In the round of 16, teams punching above their weight are rewarded with big ties against group winners. This time, minus the element of surprise. Overwhelmingly, the group winners have advanced to the last eight at Brazil 2014.
The quarter-finals still promise some heavyweight clashes – in particular, the all-South-American Brazil against Colombia, and all-European Germany versus France.
As we await those matches, the minor characters who brought so much excitement to Brazil have departed. No more Algeria and Ghana. No more Alexis Sanchez or Guillermo Ochoa.
Group results and performances mean nothing now. It is all about getting results. Playing for penalties increasingly becomes a game plan. But the undeniable euphoria that a shoot-out win brings comes at a price: 15 of 20 teams to advance on penalties at all World Cups were eliminated in the next round, including the last eight. Brazil, you have been warned.
Day by day, the cast list has been diminishing as fans pack up their flags and face paint to return home. Fifa and the organising committee must have wept with joy that Chile failed to knock out Brazil. The sense of anticlimax among home fans had they not might have dealt the tournament a fatal blow.
In Hollywood, they say that by the time the Oscar for best picture is handed out, at the end of the Academy awards, the room is full of losers.
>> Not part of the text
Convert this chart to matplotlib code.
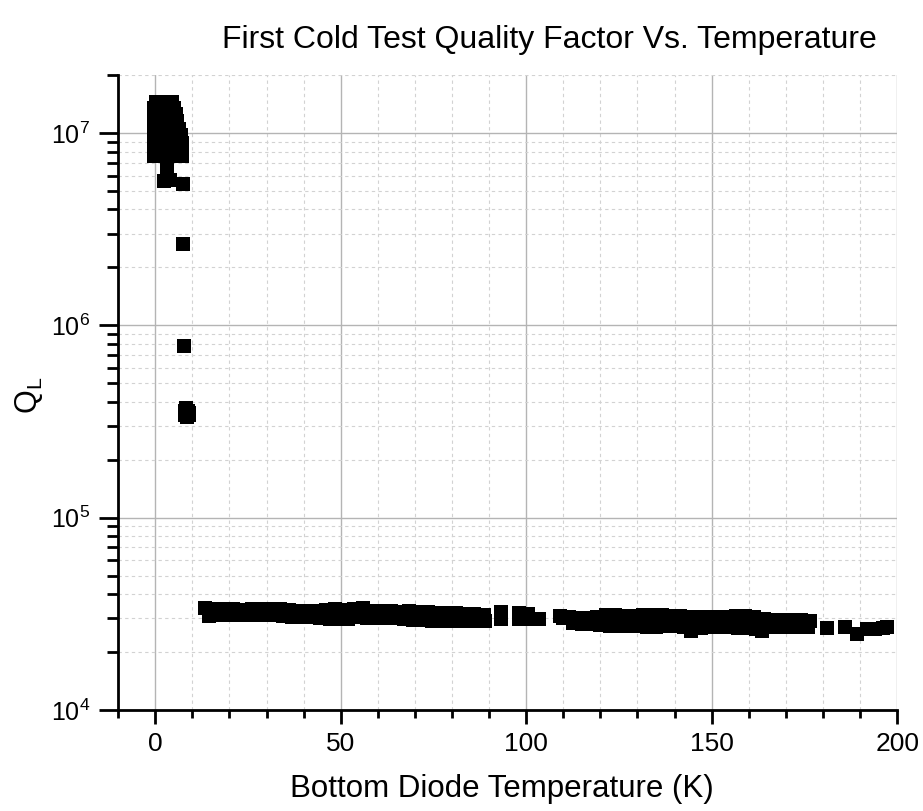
import matplotlib
matplotlib.use('Agg')
import matplotlib.pyplot as plt
from matplotlib.ticker import MultipleLocator, LogLocator, NullFormatter, FixedLocator
import numpy as np

plt.rcParams['font.family'] = ['Liberation Sans', 'DejaVu Sans']
plt.rcParams['mathtext.fontset'] = 'custom'
plt.rcParams['mathtext.rm'] = 'Liberation Sans'
plt.rcParams['mathtext.it'] = 'Liberation Sans:italic'

# superconducting cluster, low temperature (K, Q_L)
cold_t = [0.2, 1.0, 2.0, 3.0, 4.0, 4.6,
          -0.2, 0.8, 1.8, 2.8, 3.8, 5.0,
          -0.3, 0.6, 1.5, 2.5, 3.5, 4.5, 5.6,
          -0.3, 0.7, 1.7, 2.7, 3.7, 4.7, 6.0,
          -0.2, 0.9, 1.9, 2.9, 3.9, 4.9, 6.4,
          -0.3, 0.7, 1.7, 2.7, 3.7, 4.7, 5.8, 6.9,
          -0.3, 0.8, 1.8, 2.8, 3.8, 5.0, 6.2, 7.2,
          -0.2, 0.9, 2.0, 3.0, 4.0, 5.2, 6.4, 7.3,
          -0.2, 1.0, 2.1, 3.2, 4.3, 5.5, 6.6, 7.3,
          3.2, 3.3, 3.1, 2.4, 4.0, 7.6]
cold_q = [1.45e7] * 6 + [1.35e7] * 6 + [1.25e7] * 7 + [1.15e7] * 7 + [1.05e7] * 7 \
    + [9.7e6] * 8 + [8.9e6] * 8 + [8.2e6] * 8 + [7.6e6] * 8 \
    + [7.0e6, 6.4e6, 6.0e6, 5.6e6, 5.7e6, 5.4e6]

# transition points
trans_t = [7.6, 7.8, 7.9, 8.3, 8.8, 9.2, 8.0, 8.6, 9.1]
trans_q = [2.65e6, 7.85e5, 3.6e5, 3.7e5, 3.6e5, 3.5e5, 3.4e5, 3.35e5, 3.4e5]

# normal-conducting band
warm_t = [13.5, 16, 18.5, 21, 23.5, 26, 28.5, 31, 33.5, 36, 38.5, 41, 43.5, 46, 48.5,
          51, 53.5, 56, 58.5, 61, 63.5, 66, 68.5, 71, 73.5, 76, 78.5, 81, 83.5, 86, 88.5,
          14.5, 17, 19.5, 22, 24.5, 27, 29.5, 32, 34.5, 37, 39.5, 42, 44.5, 47, 49.5,
          52, 54.5, 57, 59.5, 62, 64.5, 67, 69.5, 72, 74.5, 77, 79.5, 82, 84.5, 87, 89,
          93.1, 93.1, 98, 98, 100.5, 100.5, 103.5,
          109, 111.5, 114, 116.5, 119, 121.5, 124, 126.5, 129, 131.5, 134, 136.5, 139,
          141.5, 144, 146.5, 149, 151.5, 154, 156.5, 159, 161.5, 164, 166.5, 169, 171.5,
          174, 176.5,
          110, 112.5, 115, 117.5, 120, 122.5, 125, 127.5, 130, 132.5, 135, 137.5, 140,
          142.5, 144.5, 147, 149.5, 152, 154.5, 157, 159.5, 162, 163.5, 166, 168.5, 171,
          173.5, 176,
          181, 186, 189.2, 191.9, 194, 196.2, 197.3]
warm_q = [3.38e4, 3.36e4, 3.34e4, 3.34e4, 3.32e4, 3.34e4, 3.34e4, 3.36e4, 3.34e4, 3.30e4,
          3.26e4, 3.26e4, 3.28e4, 3.30e4, 3.34e4, 3.30e4, 3.34e4, 3.38e4, 3.26e4, 3.26e4,
          3.26e4, 3.22e4, 3.26e4, 3.22e4, 3.22e4, 3.19e4, 3.19e4, 3.19e4, 3.15e4, 3.15e4,
          3.11e4,
          3.08e4, 3.11e4, 3.11e4, 3.11e4, 3.11e4, 3.11e4, 3.11e4, 3.11e4, 3.08e4, 3.04e4,
          3.04e4, 3.04e4, 3.00e4, 2.97e4, 2.97e4, 2.97e4, 3.04e4, 3.00e4, 3.00e4, 3.00e4,
          3.00e4, 2.97e4, 2.93e4, 2.93e4, 2.90e4, 2.90e4, 2.90e4, 2.90e4, 2.90e4, 2.90e4,
          2.90e4,
          3.22e4, 2.97e4, 3.19e4, 2.97e4, 3.15e4, 2.97e4, 2.99e4,
          3.08e4, 3.04e4, 3.00e4, 3.00e4, 3.04e4, 3.11e4, 3.11e4, 3.08e4, 3.08e4, 3.11e4,
          3.11e4, 3.11e4, 3.08e4, 3.08e4, 3.04e4, 3.04e4, 3.04e4, 3.04e4, 3.04e4, 3.08e4,
          3.08e4, 3.04e4, 2.97e4, 2.93e4, 2.93e4, 2.93e4, 2.93e4, 2.90e4,
          3.00e4, 2.83e4, 2.79e4, 2.79e4, 2.76e4, 2.73e4, 2.73e4, 2.73e4, 2.73e4, 2.70e4,
          2.70e4, 2.73e4, 2.73e4, 2.70e4, 2.57e4, 2.67e4, 2.70e4, 2.70e4, 2.70e4, 2.67e4,
          2.67e4, 2.63e4, 2.57e4, 2.70e4, 2.70e4, 2.70e4, 2.70e4, 2.70e4,
          2.68e4, 2.70e4, 2.48e4, 2.63e4, 2.65e4, 2.67e4, 2.70e4]

x_ticks = [0, 50, 100, 150, 200]
y_ticks = [1e4, 1e5, 1e6, 1e7]
y_tick_labels = ['$10^4$', '$10^5$', '$10^6$', '$10^7$']

fig = plt.figure(figsize=(9.23, 8.11), dpi=100)
ax = fig.add_axes([0.128, 0.1245, 0.844, 0.783])

for t, q in [(cold_t, cold_q), (trans_t, trans_q), (warm_t, warm_q)]:
    ax.plot(t, q, linestyle='none', marker='s', markersize=9.5, color='black',
            markeredgewidth=0, zorder=3)

ax.set_yscale('log')
ax.set_xlim(-10, 200)
ax.set_ylim(1e4, 2e7)

ax.xaxis.set_major_locator(FixedLocator(x_ticks))
ax.xaxis.set_minor_locator(MultipleLocator(10))
ax.yaxis.set_major_locator(FixedLocator(y_ticks))
ax.set_yticklabels(y_tick_labels)
ax.yaxis.set_minor_locator(LogLocator(base=10, subs=np.arange(2, 10)))
ax.yaxis.set_minor_formatter(NullFormatter())

ax.grid(True, which='major', color='#b4b4b4', linewidth=1.0, linestyle='-')
ax.grid(True, which='minor', color='#d2d2d2', linewidth=0.8, linestyle=(0, (3, 3)))
ax.set_axisbelow(True)

for side in ['top', 'right']:
    ax.spines[side].set_visible(False)
for side in ['left', 'bottom']:
    ax.spines[side].set_linewidth(2)

ax.tick_params(axis='x', which='major', direction='out', length=10, width=2,
               labelsize=19, pad=6)
ax.tick_params(axis='x', which='minor', direction='out', length=6, width=2)
ax.tick_params(axis='y', which='major', direction='out', length=14, width=2,
               labelsize=18, pad=6)
ax.tick_params(axis='y', which='minor', direction='out', length=8, width=2)

ax.set_xlabel('Bottom Diode Temperature (K)', fontsize=22.5)
ax.xaxis.set_label_coords(0.493, -0.1)
ax.set_ylabel('Q$_\\mathrm{L}$', fontsize=22)
ax.yaxis.set_label_coords(-0.094, 0.496)

fig.text(0.595, 0.951, 'First Cold Test Quality Factor Vs. Temperature',
         fontsize=23, ha='center', va='center')

fig.savefig('out.png', dpi=100)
Similarly, this stage of the tournament has a melancholic, end-of-summer feeling. Even with the championship still to come.
Cynics will complain that the group stages showcase too many weak teams and that has been the case in the past. Yet few fans can complain about the performances of the so-called smaller teams this time.
Brazil 2014 also has been a reminder that, even in the age of blanket football coverage and social media, the World Cup still has the power to spring wondrous surprises.
The football world is talking about James Rodriguez, Keylor Navas and John Brooks, names not many casual fans would have heard of three weeks ago.
In eight matches, it is likely that Brazil captain Thiago Silva, Germany’s Philip Lahm or Robin van Persie of the Netherlands will be hoisting the Fifa World Cup at the Maracana.
In hindsight, it will all seem so predictable. It was not always so. Not in Brazil. Not in those wonderful, early days of the 2014 World Cup finals.